I’m in the middle of Sharon Shinn’s Mystic and Rider … First off, it’s excellent. It meets all the criteria I usually maintain: characters that come remarkably close to being living, breathing people without the drawbacks therein (being, living, breathing people always disappoint); writing above average in terms of grammar, vocabulary, and clarity. The story: the world is largely inimical to mystics, those born with the ability to … do unusual things. The things that can be done vary widely from person to person, leading in the course of the book to speculation that each person has either been chosen by or is somehow descended from one of the land’s now rather neglected deities. Such speculation – particularly the possibility raised that mystics are descendants of the gods – makes others very, very uncomfortable. Hostility toward mystics is growing, to which end a growing number of people go about at all times wearing moonstone, the symbol of the Pale Goddess, the touch of which is intensely painful to mystics. Reaction upon someone being discovered to be a mystic ranges from shunning to execution.
Added to this unrest is the fact that the king is growing old. He has outlived two wives, and has fathered only one daughter – and to the consternation of most that daughter has been out of sight for many years. Is she ill? Is she in hiding? Is she a mystic? Is she fit to rule should her father die soon? No one knows, or no one who does know is telling. The king has remarried not too long ago, to a much younger woman, leading to speculation that he is trying for another heir – but the problem there is twofold: no such heir has been forthcoming, and the new wife is a mystic. And that is part of the growing distrust of mystics – generally running along the lines of “she’s a mystic, she’s done something to the princess and bewitched the king, therefore all mystics are bad, see we always knew it”.

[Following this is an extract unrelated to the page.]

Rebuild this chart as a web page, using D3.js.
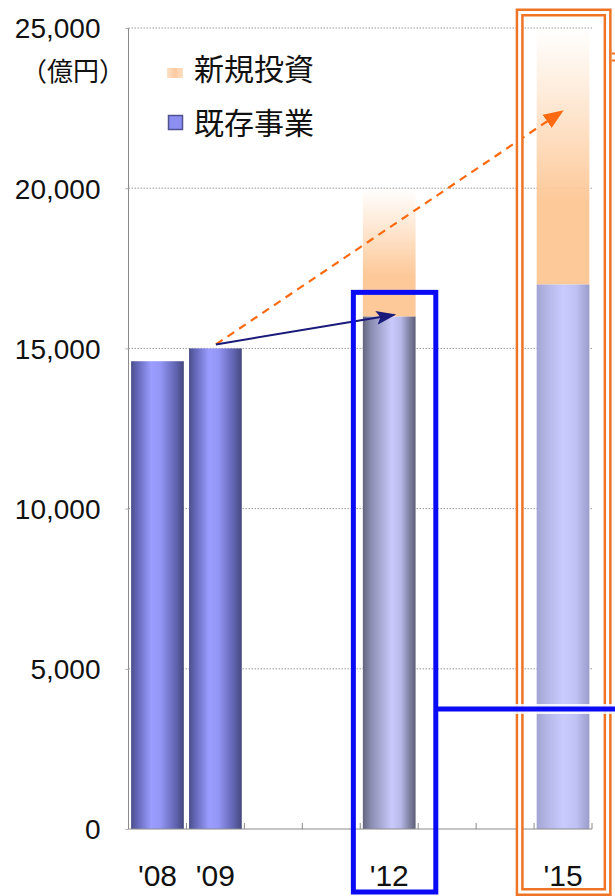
<!DOCTYPE html>
<html>
<head>
<meta charset="utf-8">
<script src="https://cdn.jsdelivr.net/npm/d3@7/dist/d3.min.js"></script>
<style>
  html, body { margin: 0; padding: 0; background: #fff; }
  svg { display: block; }
  .unit { font-feature-settings: "halt"; }
</style>
</head>
<body>
<svg id="chart" width="615" height="896"></svg>
<script>
// Fiscal years on the category axis (empty years keep the spacing)
const years = ["'08", "'09", "'10", "'11", "'12", "'13", "'14", "'15"];
const yearLabels = ["'08", "'09", "", "", "'12", "", "", "'15"];
// 既存事業 (existing business), 億円
const existing = [14600, 15000, null, null, 16000, null, null, 17000];
// 新規投資 (new investment), stacked on top of existing business
const newInvest = [null, null, null, null, 4000, null, null, 8000];
// Kind of bar: actual results vs. plan targets
const barKind = ["actual", "actual", null, null, "plan12", null, null, "plan15"];
const yTicks = [0, 5000, 10000, 15000, 20000, 25000];
const unitLabel = "（億円）";
const legendItems = ["新規投資", "既存事業"];
// Growth arrows: from '09 result to the targets
const arrowFrom = { year: "'09", value: 15000 };
const arrowExisting = { year: "'12", value: 16000 };
const arrowTotal = { year: "'15", value: 22400 };

const svg = d3.select("#chart");
const W = 615, H = 896;
const plotLeft = 128.5, plotRight = 592, plotTop = 28, plotBottom = 829;

const x = d3.scaleBand().domain(years).range([plotLeft, plotRight])
  .paddingInner(0.09).paddingOuter(0.045);
const y = d3.scaleLinear().domain([0, 25000]).range([plotBottom, plotTop]);

const defs = svg.append("defs");
function hGrad(id, stops) {
  const g = defs.append("linearGradient").attr("id", id)
    .attr("x1", "0").attr("x2", "1").attr("y1", "0").attr("y2", "0");
  stops.forEach(s => g.append("stop").attr("offset", s[0]).attr("stop-color", s[1]));
}
hGrad("g-actual", [[0, "#4c4f8a"], [0.12, "#6467b8"], [0.38, "#9b9dff"], [0.55, "#9597f6"], [0.85, "#6063b0"], [1, "#45487c"]]);
hGrad("g-plan12", [[0, "#62647e"], [0.15, "#8a8cb0"], [0.55, "#c9cafc"], [0.72, "#b8b9e8"], [0.9, "#7a7c9c"], [1, "#5e6078"]]);
hGrad("g-plan15", [[0, "#a2a4d4"], [0.2, "#b4b6e6"], [0.5, "#c9cbff"], [0.75, "#bfc1f4"], [1, "#9a9cca"]]);
const vg = defs.append("linearGradient").attr("id", "g-new")
  .attr("x1", "0").attr("x2", "0").attr("y1", "0").attr("y2", "1");
vg.append("stop").attr("offset", 0).attr("stop-color", "#fdc999").attr("stop-opacity", 0);
vg.append("stop").attr("offset", 0.25).attr("stop-color", "#fdc999").attr("stop-opacity", 0.35);
vg.append("stop").attr("offset", 0.68).attr("stop-color", "#fdc999").attr("stop-opacity", 1);
vg.append("stop").attr("offset", 1).attr("stop-color", "#fdc999").attr("stop-opacity", 1);
hGrad("g-legend-new", [[0, "#fde2c8"], [0.5, "#fcc9a0"], [1, "#fde0c4"]]);

defs.append("marker").attr("id", "m-navy")
  .attr("viewBox", "0 0 10 10").attr("refX", 9).attr("refY", 5)
  .attr("markerWidth", 20).attr("markerHeight", 14).attr("markerUnits", "userSpaceOnUse")
  .attr("orient", "auto").attr("preserveAspectRatio", "none")
  .append("path").attr("d", "M0,0 L10,5 L0,10 L2,5 Z").attr("fill", "#1a1a7a");
defs.append("marker").attr("id", "m-orange")
  .attr("viewBox", "0 0 10 10").attr("refX", 9).attr("refY", 5)
  .attr("markerWidth", 20).attr("markerHeight", 16).attr("markerUnits", "userSpaceOnUse")
  .attr("orient", "auto").attr("preserveAspectRatio", "none")
  .append("path").attr("d", "M0,0 L10,5 L0,10 Z").attr("fill", "#ff6a10");

// Dotted gridlines
svg.append("g").selectAll("line").data(yTicks.filter(d => d > 0)).join("line")
  .attr("x1", plotLeft).attr("x2", plotRight)
  .attr("y1", d => y(d)).attr("y2", d => y(d))
  .attr("stroke", "#9a9a9a").attr("stroke-width", 1).attr("stroke-dasharray", "1.5 1.5");

// Bars: existing business
const rows = years.map((yr, i) => ({ yr, ex: existing[i], nw: newInvest[i], kind: barKind[i] }));
svg.append("g").selectAll("rect").data(rows.filter(d => d.ex != null)).join("rect")
  .attr("x", d => x(d.yr)).attr("width", x.bandwidth())
  .attr("y", d => y(d.ex)).attr("height", d => y(0) - y(d.ex))
  .attr("fill", d => `url(#g-${d.kind})`);
// Bars: new investment on top
svg.append("g").selectAll("rect").data(rows.filter(d => d.nw != null)).join("rect")
  .attr("x", d => x(d.yr)).attr("width", x.bandwidth())
  .attr("y", d => y(d.ex + d.nw)).attr("height", d => y(d.ex) - y(d.ex + d.nw))
  .attr("fill", "url(#g-new)");

// Axes
const yAxis = d3.axisLeft(y).tickValues(yTicks).tickSize(3).tickFormat(d3.format(","));
const gy = svg.append("g").attr("transform", `translate(${plotLeft},0)`).call(yAxis);
gy.select(".domain").attr("stroke", "#8a8a8a").attr("d", `M0,${plotTop}V${plotBottom}`);
gy.selectAll(".tick line").attr("stroke", "#aaa");
gy.selectAll(".tick text").attr("x", -28).attr("dy", "0.35em")
  .attr("font-family", "'Liberation Sans', Arial, sans-serif").attr("font-size", 28).attr("fill", "#111");

const xAxis = d3.axisBottom(x).tickSize(0).tickFormat((d, i) => yearLabels[i]);
const gx = svg.append("g").attr("transform", `translate(0,${plotBottom})`).call(xAxis);
gx.select(".domain").attr("stroke", "#8a8a8a").attr("d", `M${plotLeft},0H${plotRight}`);
gx.selectAll(".tick text").attr("y", 57).attr("dy", 0)
  .attr("font-family", "'Liberation Sans', Arial, sans-serif").attr("font-size", 30).attr("fill", "#111");
// Category boundary ticks pointing into the plot
const bounds = years.map(d => x(d) - x.step() * x.paddingInner() / 2).slice(1).concat([plotRight]);
svg.append("g").selectAll("line").data(bounds).join("line")
  .attr("x1", d => d).attr("x2", d => d).attr("y1", plotBottom).attr("y2", plotBottom - 6)
  .attr("stroke", "#8a8a8a").attr("stroke-width", 1);

// Unit label
svg.append("text").attr("class", "unit").attr("x", 34).attr("y", 81)
  .attr("font-family", "'Noto Sans CJK JP', sans-serif").attr("font-size", 26).attr("fill", "#111")
  .text(unitLabel);

// Legend
const lg = svg.append("g").attr("font-family", "'Noto Sans CJK JP', sans-serif").attr("font-size", 30).attr("fill", "#111");
lg.append("rect").attr("x", 167).attr("y", 68).attr("width", 16).attr("height", 10).attr("fill", "url(#g-legend-new)");
lg.append("text").attr("x", 194).attr("y", 80).text(legendItems[0]);
lg.append("rect").attr("x", 168.5).attr("y", 115.5).attr("width", 14).attr("height", 14)
  .attr("fill", "#8c8ef2").attr("stroke", "#4f528f").attr("stroke-width", 1.5);
lg.append("text").attr("x", 194).attr("y", 134).text(legendItems[1]);

// Growth arrows
const cx = yr => x(yr) + x.bandwidth() / 2;
const sx = cx(arrowFrom.year) + 0.5, sy = y(arrowFrom.value) - 4;
svg.append("line")
  .attr("x1", sx).attr("y1", sy)
  .attr("x2", cx(arrowTotal.year) - 1).attr("y2", y(arrowTotal.value))
  .attr("stroke", "#ff6a10").attr("stroke-width", 2.2).attr("stroke-dasharray", "8 6")
  .attr("marker-end", "url(#m-orange)");
svg.append("line")
  .attr("x1", sx).attr("y1", sy)
  .attr("x2", cx(arrowExisting.year) + 5).attr("y2", y(arrowExisting.value) - 1.5)
  .attr("stroke", "#1a1a7a").attr("stroke-width", 2)
  .attr("marker-end", "url(#m-navy)");

// Highlight frame around the '12 target
const b12 = x("'12");
const bx0 = b12 - 9.5, bx1 = b12 + x.step() + 15;
const by0 = y(arrowExisting.value) - 24, by1 = 892;
// Highlight frame around the '15 target (double orange line)
const b15 = x("'15");
const ox0 = b15 - 17, ox1 = b15 + x.step() + 13, oy0 = 12.5, oy1 = 892;
svg.append("rect").attr("x", ox0).attr("y", oy0).attr("width", ox1 - ox0).attr("height", oy1 - oy0)
  .attr("fill", "none").attr("stroke", "#f07426").attr("stroke-width", 8);
svg.append("rect").attr("x", ox0).attr("y", oy0).attr("width", ox1 - ox0).attr("height", oy1 - oy0)
  .attr("fill", "none").attr("stroke", "#fff").attr("stroke-width", 3);
// Connector stub leaving the orange frame
[53.5, 60.5].forEach(yy => {
  svg.append("line").attr("x1", ox1 + 4).attr("x2", W).attr("y1", yy).attr("y2", yy)
    .attr("stroke", "#f07426").attr("stroke-width", 2);
});

svg.append("rect").attr("x", bx0).attr("y", by0).attr("width", bx1 - bx0).attr("height", by1 - by0)
  .attr("fill", "none").attr("stroke", "#0a0af5").attr("stroke-width", 5);
// Connector leaving the blue frame to the right
const cy = 709;
svg.append("line").attr("x1", bx1 + 3).attr("x2", W).attr("y1", cy).attr("y2", cy)
  .attr("stroke", "#fff").attr("stroke-opacity", 0.85).attr("stroke-width", 10);
svg.append("line").attr("x1", bx1).attr("x2", W).attr("y1", cy).attr("y2", cy)
  .attr("stroke", "#0a0af5").attr("stroke-width", 5);
</script>
</body>
</html>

Into this unease a mystic named Senneth is sent out with a small group, apparently by the king, to try to feel out what the mood of the country is. And that’s where this book stands out from most others. The plot – and I in no way mean this as a negative, merely an observation – reads like a D&D campaign. “Senneth, you’re a magic-user; you’re mostly the leader, but Tayse, the fighter, is in charge of keeping you lot safe. OK, everyone set with their gear and all? You’ve been on the road for some months, so all your characters know each other, though not everyone trusts everyone. On this day you come into a port town, and become aware of a magic-user being held as a slave in the local tavern. What’s your plan? … *rolls dice* Well done. The young, untrained magic-user joins your party.” The group – Senneth, Tayse (a King’s Rider, the most loyal of the loyal and fierce and fanatical fighters), Justin (a younger Rider), Kirra (a young noblewoman and mystic), and Donnal (retainer to Kirra’s house and also a mystic), to which is added Cammon, proceed with varying degrees of stealth and disguise from village to town to city to village testing the waters, and having adventures as they go… Their mission, while important, isn’t exactly urgent, though it becomes moreso as they go on; they don’t seem to have any timeline to start with, or even a firm plan – they’re adapting as they ride to what they find. All of which makes it a surprisingly leisurely, though never less than interesting, read. It almost feels like a serialization rather than a straightforward novel – events strung together. I’m looking forward to seeing how it all plays out. I think it’s a standalone novel; I hope so, although, as I said, I do like these characters a great deal. I like this world.